NEW EQUITY

Of course, that didn't happen overnight. Paul Boucher, senior investment director at fund manager Meridian Infrastructure, has spent much of the last decade bidding on some of Canada's highest-profile PPPs, like British Columbia's Sea-to-Sky Highway and Ontario's Durham Consolidated Courthouse. He remembers a much different industry back in the early 2000s.

"Initially, the market in Canada was, on the equity side, supported mainly by the large, international fund managers that had a PPP slant to them," he says. Names like Macquarie, ABN Amro and Babcock & Brown "were the main players you would see more often than not in the Canadian marketplace," he adds, pointing out that he worked at two of them - ABN Amro and Babcock & Brown - before settling into his current position at Meridian near the end of 2008.

The credit crisis disrupted this order as well as re-priced risk capital. ABN Amro exited the market and was sold to RBS, Santander and Fortis (Forits) and Babcock & Brown went into administration, opening up opportunities for others to enter the market.

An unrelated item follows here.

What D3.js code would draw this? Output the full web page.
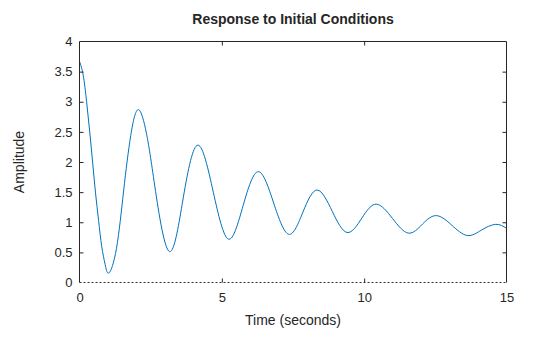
<!DOCTYPE html>
<html>
<head>
<meta charset="utf-8">
<script src="https://cdn.jsdelivr.net/npm/d3@7"></script>
<style>
  html, body { margin: 0; padding: 0; background: #fff; }
  svg { display: block; font-family: "Liberation Sans", Arial, sans-serif; }
</style>
</head>
<body>
<svg id="chart" width="560" height="337"></svg>
<script>
// Free response samples: time (s) and amplitude
const time = [0, 0.13, 0.25, 0.36, 0.46, 0.56, 0.67, 0.78, 0.90, 1.04,
  1.30, 1.55, 1.80, 2.07, 2.35, 2.62, 3.14, 3.65, 4.16, 4.70, 5.23, 5.75, 6.28,
  6.82, 7.35, 7.85, 8.35, 8.88, 9.40, 9.92, 10.43, 11.0, 11.55,
  12.05, 12.54, 13.08, 13.62, 14.12, 14.62, 15];
const amplitude = [3.67, 3.44, 3.0, 2.5, 2.0, 1.5, 1.03, 0.6, 0.30, 0.16,
  0.57, 1.52, 2.44, 2.87, 2.48, 1.68, 0.52, 1.42, 2.28, 1.50, 0.72, 1.28, 1.84,
  1.32, 0.80, 1.17, 1.535, 1.18, 0.83, 1.07, 1.30, 1.06, 0.82,
  0.97, 1.11, 0.95, 0.78, 0.87, 0.965, 0.90];
const xTicks = [0, 5, 10, 15];
const yTicks = [0, 0.5, 1, 1.5, 2, 2.5, 3, 3.5, 4];

const svg = d3.select("#chart");
const plotLeft = 79.5, plotRight = 506.5, plotTop = 41.5, plotBottom = 282.5;

const x = d3.scaleLinear().domain([0, 15]).range([plotLeft, plotRight]);
const y = d3.scaleLinear().domain([0, 4]).range([plotBottom, plotTop]);

const textColor = "#262626";
const axisColor = "#262626";

// zero reference line
svg.append("line")
  .attr("x1", x(0)).attr("x2", x(15))
  .attr("y1", y(0)).attr("y2", y(0))
  .attr("stroke", "#333").attr("stroke-width", 1)
  .attr("stroke-dasharray", "2,2");

// response curve
const pts = time.map((t, i) => [t, amplitude[i]]);
const line = d3.line()
  .x(d => x(d[0])).y(d => y(d[1]))
  .curve(d3.curveNatural);
svg.append("path")
  .datum(pts)
  .attr("d", line)
  .attr("fill", "none")
  .attr("stroke", "#0072BD")
  .attr("stroke-width", 1);

// axes: ticks point inward on all four sides
function styleAxis(g) {
  g.select(".domain").remove();
  g.selectAll(".tick line").attr("stroke", axisColor);
  g.selectAll(".tick text")
    .attr("fill", textColor)
    .style("font-size", "13px")
    .style("font-family", "'Liberation Sans', Arial, sans-serif");
}

svg.append("g")
  .attr("transform", `translate(0,${plotBottom})`)
  .call(d3.axisBottom(x).tickValues(xTicks).tickFormat(d3.format("d"))
    .tickSizeInner(-4).tickSizeOuter(0).tickPadding(10))
  .call(styleAxis)
  .call(g => g.selectAll(".tick").filter(d => d === 0 || d === 15).select("line").remove());

svg.append("g")
  .attr("transform", `translate(0,${plotTop})`)
  .call(d3.axisTop(x).tickValues(xTicks).tickFormat("")
    .tickSizeInner(-4).tickSizeOuter(0))
  .call(styleAxis)
  .call(g => g.selectAll(".tick").filter(d => d === 0 || d === 15).select("line").remove());

svg.append("g")
  .attr("transform", `translate(${plotLeft},0)`)
  .call(d3.axisLeft(y).tickValues(yTicks).tickFormat(d3.format("~g"))
    .tickSizeInner(-4).tickSizeOuter(0).tickPadding(7))
  .call(styleAxis)
  .call(g => g.selectAll(".tick").filter(d => d === 0 || d === 4).select("line").remove());

svg.append("g")
  .attr("transform", `translate(${plotRight},0)`)
  .call(d3.axisRight(y).tickValues(yTicks).tickFormat("")
    .tickSizeInner(-4).tickSizeOuter(0))
  .call(styleAxis)
  .call(g => g.selectAll(".tick").filter(d => d === 0 || d === 4).select("line").remove());

// box edges (bottom edge is the dashed zero line)
svg.append("path")
  .attr("d", `M${plotLeft},${plotBottom}V${plotTop}H${plotRight}V${plotBottom}`)
  .attr("fill", "none")
  .attr("stroke", axisColor)
  .attr("stroke-width", 1);

// labels
svg.append("text")
  .attr("x", (plotLeft + plotRight) / 2).attr("y", 24)
  .attr("text-anchor", "middle")
  .attr("fill", textColor)
  .style("font-size", "14px").style("font-weight", "bold")
  .text("Response to Initial Conditions");

svg.append("text")
  .attr("x", (plotLeft + plotRight) / 2).attr("y", 325)
  .attr("text-anchor", "middle")
  .attr("fill", textColor)
  .style("font-size", "14px")
  .text("Time (seconds)");

svg.append("text")
  .attr("transform", `translate(24,${(plotTop + plotBottom) / 2}) rotate(-90)`)
  .attr("text-anchor", "middle")
  .attr("fill", textColor)
  .style("font-size", "14px")
  .text("Amplitude");
</script>
</body>
</html>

"What we're seeing now are players who have replaced the guys who were in the top three spots such as, Meridian and large industrials that fund the projects themselves," Boucher says. These large industrials include Hochtief, Bouygues, Bilfinger, Acciona, ACS, Cintra, Carillion and, most recently, Balfour Beatty.

"So there's a lot more international industrial players in the Canadian market, due to their slower domestic activity, than just the pure financials that existed just five years ago," he says.

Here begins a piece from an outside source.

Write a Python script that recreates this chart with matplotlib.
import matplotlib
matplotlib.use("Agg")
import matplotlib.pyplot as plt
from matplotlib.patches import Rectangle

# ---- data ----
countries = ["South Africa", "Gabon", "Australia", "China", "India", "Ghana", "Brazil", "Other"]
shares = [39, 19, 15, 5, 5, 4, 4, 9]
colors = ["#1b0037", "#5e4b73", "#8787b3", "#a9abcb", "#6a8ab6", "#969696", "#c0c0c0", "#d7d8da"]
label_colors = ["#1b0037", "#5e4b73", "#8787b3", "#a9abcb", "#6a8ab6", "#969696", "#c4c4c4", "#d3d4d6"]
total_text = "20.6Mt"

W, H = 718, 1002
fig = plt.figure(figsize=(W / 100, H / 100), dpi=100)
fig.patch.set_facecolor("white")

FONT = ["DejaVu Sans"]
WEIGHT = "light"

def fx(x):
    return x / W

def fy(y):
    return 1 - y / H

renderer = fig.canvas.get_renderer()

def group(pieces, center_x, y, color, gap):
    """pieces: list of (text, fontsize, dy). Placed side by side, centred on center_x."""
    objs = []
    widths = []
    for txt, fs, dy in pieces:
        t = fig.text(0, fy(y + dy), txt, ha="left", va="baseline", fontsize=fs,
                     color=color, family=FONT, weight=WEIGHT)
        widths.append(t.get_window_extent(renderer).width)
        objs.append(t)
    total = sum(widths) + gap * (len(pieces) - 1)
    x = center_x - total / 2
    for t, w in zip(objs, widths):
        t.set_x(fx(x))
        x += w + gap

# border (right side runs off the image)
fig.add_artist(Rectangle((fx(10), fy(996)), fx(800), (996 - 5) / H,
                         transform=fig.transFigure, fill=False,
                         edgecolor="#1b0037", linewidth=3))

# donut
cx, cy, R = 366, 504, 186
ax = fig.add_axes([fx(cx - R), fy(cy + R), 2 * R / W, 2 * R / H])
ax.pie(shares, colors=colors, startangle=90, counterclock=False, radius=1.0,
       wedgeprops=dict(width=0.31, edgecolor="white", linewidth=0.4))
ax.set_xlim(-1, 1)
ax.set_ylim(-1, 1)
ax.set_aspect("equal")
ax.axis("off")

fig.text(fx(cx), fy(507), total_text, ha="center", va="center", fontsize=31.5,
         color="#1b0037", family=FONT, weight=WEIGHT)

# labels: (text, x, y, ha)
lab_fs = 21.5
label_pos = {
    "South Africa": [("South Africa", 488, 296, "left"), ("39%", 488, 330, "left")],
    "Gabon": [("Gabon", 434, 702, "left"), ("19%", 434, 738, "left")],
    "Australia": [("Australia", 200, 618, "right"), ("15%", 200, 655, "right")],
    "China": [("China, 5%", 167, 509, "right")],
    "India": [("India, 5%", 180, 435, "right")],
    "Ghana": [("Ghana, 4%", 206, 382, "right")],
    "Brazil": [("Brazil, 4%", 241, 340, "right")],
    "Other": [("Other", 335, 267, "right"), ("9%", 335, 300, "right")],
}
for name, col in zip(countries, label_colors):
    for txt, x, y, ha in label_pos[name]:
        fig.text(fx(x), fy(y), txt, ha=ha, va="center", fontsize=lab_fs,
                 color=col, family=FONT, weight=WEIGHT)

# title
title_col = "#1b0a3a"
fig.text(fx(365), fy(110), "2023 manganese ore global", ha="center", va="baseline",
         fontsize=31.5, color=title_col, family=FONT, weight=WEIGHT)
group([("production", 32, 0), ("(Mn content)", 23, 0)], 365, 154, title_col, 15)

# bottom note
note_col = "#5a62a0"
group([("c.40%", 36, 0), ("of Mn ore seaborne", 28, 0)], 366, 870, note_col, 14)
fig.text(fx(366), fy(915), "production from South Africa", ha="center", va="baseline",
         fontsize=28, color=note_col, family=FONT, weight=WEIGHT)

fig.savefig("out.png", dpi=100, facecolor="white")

For firms like Meridian - a financial player focused on the PPP market for new-construction PPP projects - this is both a blessing and a challenge. "There's more people to partner with. There's also more competition," Boucher says.

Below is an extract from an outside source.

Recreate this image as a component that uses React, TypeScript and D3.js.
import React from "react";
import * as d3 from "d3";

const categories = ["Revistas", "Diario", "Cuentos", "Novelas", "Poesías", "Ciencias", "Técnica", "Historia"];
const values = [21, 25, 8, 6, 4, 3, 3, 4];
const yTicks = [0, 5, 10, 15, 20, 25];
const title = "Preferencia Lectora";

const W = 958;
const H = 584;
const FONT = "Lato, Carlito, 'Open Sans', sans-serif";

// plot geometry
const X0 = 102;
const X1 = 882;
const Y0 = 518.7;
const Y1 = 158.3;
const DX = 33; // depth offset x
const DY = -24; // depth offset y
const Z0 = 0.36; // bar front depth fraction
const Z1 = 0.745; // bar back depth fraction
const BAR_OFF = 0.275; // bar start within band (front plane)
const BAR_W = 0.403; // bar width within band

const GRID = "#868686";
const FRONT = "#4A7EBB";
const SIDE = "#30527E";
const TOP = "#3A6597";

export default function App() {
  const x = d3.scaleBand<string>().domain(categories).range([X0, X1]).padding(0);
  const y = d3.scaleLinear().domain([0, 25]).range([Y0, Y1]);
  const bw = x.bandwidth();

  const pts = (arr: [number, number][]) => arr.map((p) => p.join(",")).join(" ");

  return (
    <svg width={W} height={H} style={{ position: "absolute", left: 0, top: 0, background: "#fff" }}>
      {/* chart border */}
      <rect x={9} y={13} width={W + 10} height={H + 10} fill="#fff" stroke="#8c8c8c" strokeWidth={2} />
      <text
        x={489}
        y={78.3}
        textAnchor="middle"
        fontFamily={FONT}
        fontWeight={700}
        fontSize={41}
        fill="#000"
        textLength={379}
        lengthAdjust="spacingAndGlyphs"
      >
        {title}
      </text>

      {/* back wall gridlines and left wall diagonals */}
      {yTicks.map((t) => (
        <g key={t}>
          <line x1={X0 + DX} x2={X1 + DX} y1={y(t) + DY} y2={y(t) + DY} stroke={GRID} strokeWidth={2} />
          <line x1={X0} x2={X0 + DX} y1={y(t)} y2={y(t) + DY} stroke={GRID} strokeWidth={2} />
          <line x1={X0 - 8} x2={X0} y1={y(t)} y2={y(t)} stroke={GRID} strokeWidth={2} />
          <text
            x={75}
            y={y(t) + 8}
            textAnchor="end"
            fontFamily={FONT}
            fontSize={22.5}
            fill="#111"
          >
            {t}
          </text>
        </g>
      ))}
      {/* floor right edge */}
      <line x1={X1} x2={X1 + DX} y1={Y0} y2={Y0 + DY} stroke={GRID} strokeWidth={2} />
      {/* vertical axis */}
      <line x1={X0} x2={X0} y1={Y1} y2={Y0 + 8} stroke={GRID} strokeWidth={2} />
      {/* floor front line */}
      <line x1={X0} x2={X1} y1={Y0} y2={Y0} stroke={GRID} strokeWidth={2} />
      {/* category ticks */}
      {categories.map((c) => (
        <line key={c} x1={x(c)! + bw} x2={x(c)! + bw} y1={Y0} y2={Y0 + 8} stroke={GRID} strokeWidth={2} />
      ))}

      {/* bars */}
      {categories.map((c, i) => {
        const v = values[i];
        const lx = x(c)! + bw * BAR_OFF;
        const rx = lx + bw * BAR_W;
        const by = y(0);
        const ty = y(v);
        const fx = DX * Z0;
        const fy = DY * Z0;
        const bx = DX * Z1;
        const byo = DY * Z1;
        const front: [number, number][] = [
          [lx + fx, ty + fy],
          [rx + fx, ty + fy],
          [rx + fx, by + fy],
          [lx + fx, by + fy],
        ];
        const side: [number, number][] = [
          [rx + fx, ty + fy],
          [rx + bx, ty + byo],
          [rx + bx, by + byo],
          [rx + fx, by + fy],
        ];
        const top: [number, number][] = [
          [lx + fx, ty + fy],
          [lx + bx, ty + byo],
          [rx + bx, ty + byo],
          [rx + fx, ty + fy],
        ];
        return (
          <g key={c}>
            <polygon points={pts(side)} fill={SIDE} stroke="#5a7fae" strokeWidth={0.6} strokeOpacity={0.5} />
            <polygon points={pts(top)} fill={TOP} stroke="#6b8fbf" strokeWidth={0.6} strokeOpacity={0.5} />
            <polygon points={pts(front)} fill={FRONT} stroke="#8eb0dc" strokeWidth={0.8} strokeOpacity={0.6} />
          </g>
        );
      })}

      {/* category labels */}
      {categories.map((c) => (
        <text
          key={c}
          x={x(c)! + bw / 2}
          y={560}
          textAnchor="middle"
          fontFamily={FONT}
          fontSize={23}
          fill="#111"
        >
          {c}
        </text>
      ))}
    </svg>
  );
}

But the growth hasn't all been on the side of industrial developers. Indeed, one of Meridiam's newest partners is a Canada-focused fund manager - Fiera Axium Infrastructure - with whom the firm closed on the $470 million Montreal University Hospital Research Centre project in May. Fiera Axium believes the Canadian PPP market is deep enough and attractive enough that it can be used to anchor a base of institutional investors around a fund that dedicates its capital to Canada and in particular PPPs. The firm is targeting $400 million in total commitments to the fund.

"We believe the Canadian market is the most sophisticated toward infrastructure," says Bruno Candes, vice president and senior investment director at Fiera Axium in Toronto. And it's no longer just the big guns of the Canadian institutional world, like the $129.7 billion Canada Pension Plan Investment Board. Increasingly, he's noticing appetite for infrastructure among the country's smaller pension plans - those with under $5 billion in investable assets - both for PPP equity and debt.

For example, on the aforementioned Montreal University Hospital Research Centre project, Fiera Axium and Meridiam sold $400 million of A-rated bonds to a mix of pension funds as well as the more traditional life insurance plans: a sign that the institutional market has been sufficiently "educated" about the asset class to demand significant PPP exposure, Candes says.